Aisa Sayang, Aisa Malang

Aisa sayang,
Ketika menulis ini, bapak sedang berada dalam cobaan-Nya. Sudah tiga hari tubuh satu-satunya ini dilanda panas dan demam. Kemampuan bapak dalam mencicipi makanan pun tertawan entah sampai kapan. Tidak berasa itu makanan. Sampai-sampai, merokok pun tak enak rasa.

Di malam hari, tidur bapak gelisah gundah gulana. Pantat pun tidak bisa diam di satu tempat saja. Semua posisi selalu serba salah. Setiap pukul dua dini hari bapak terbangun, lalu ke kamar mandi. Tidak usahlah bapak jelaskan di sana apa yang terjadi.



Aisa malang,

Jika ada yang harus disalahkan dengan nasib buruk yang menimpa bapak ini, maka ibumulah pelakunya. Ya, ibumu. Pesonanya yang ia tebar, kisah-kisah yang ia ceritakan dalam surat-suratnya, serta mimpi-mimpinya yang ia bagi pada bapak sudah cukup lama menjadi candu yang memabukkan.
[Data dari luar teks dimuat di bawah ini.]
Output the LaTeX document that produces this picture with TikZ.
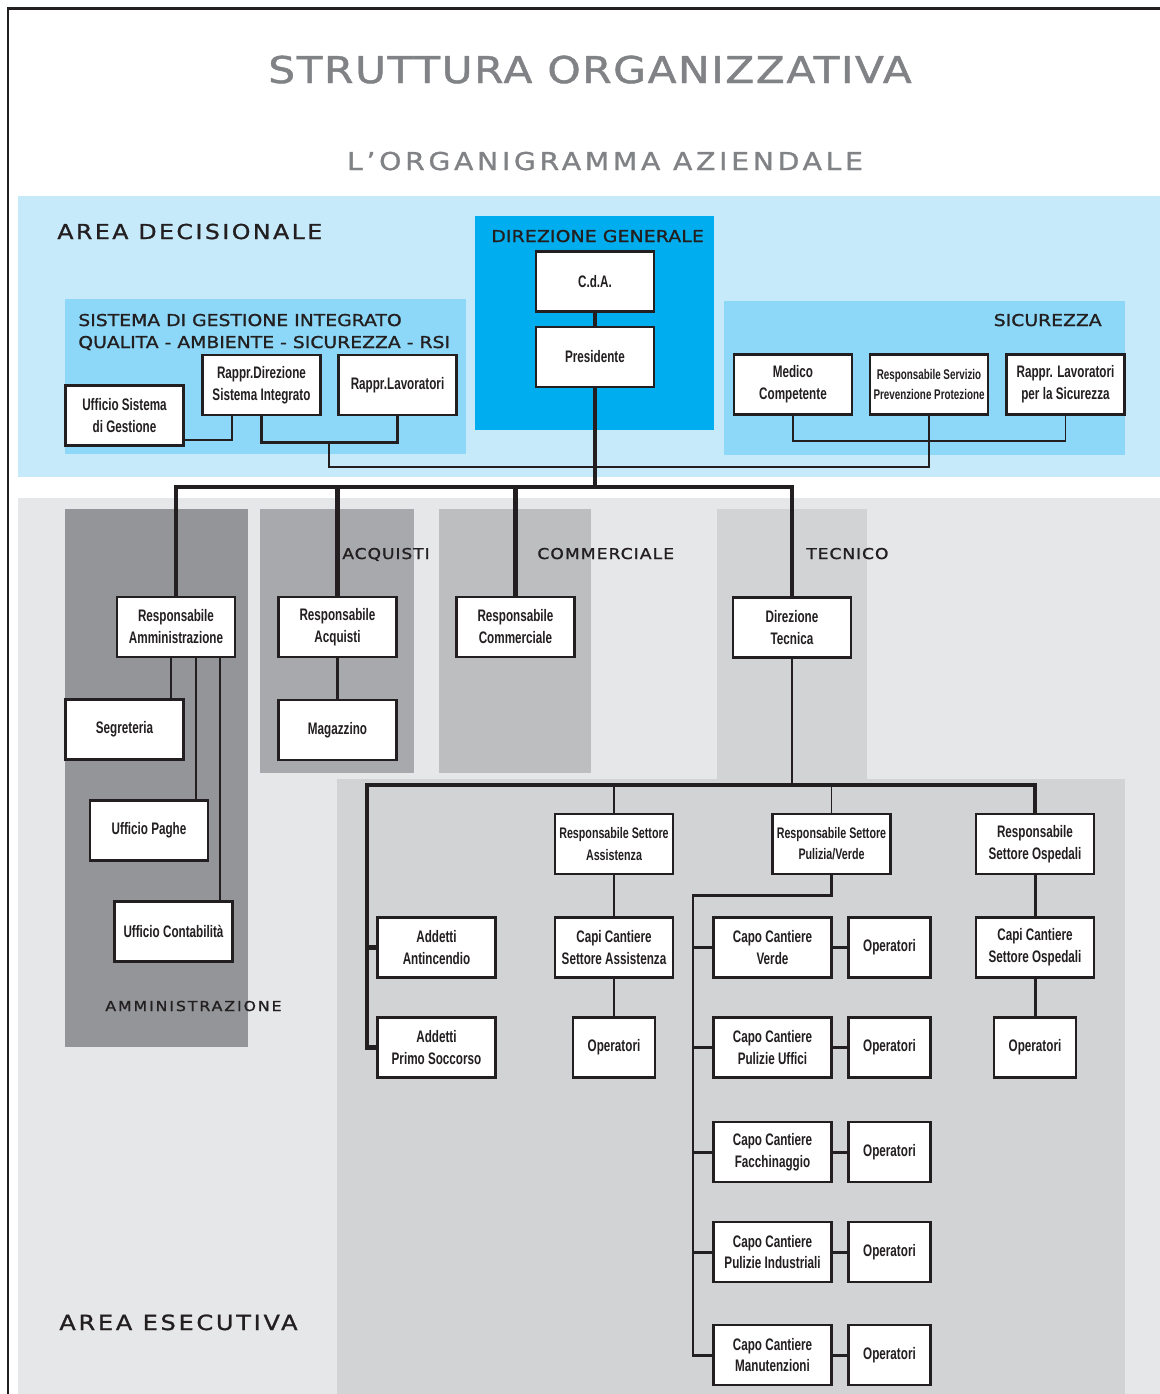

Kadang-kadang, sampai slebor bapak dibuatnya. Tidak jarang tertawa sendiri. Atau sekedar senyum menawan, menangis tersedu pilu.


Lalu, tiba-tiba saja dihentikannya semua itu tanpa aba-aba terlebih dahulu. Dua minggu, sebutnya. Itu pun bisa lebih lama, atau jika kami beruntung, bisa kurang dari itu.

Karenanya, Aisa. Jangan terkejut seandainya kelak kamu temukan bapak sedang berada di pusat rehabilitasi. Atau di pesantren Abah Anom di Tasik.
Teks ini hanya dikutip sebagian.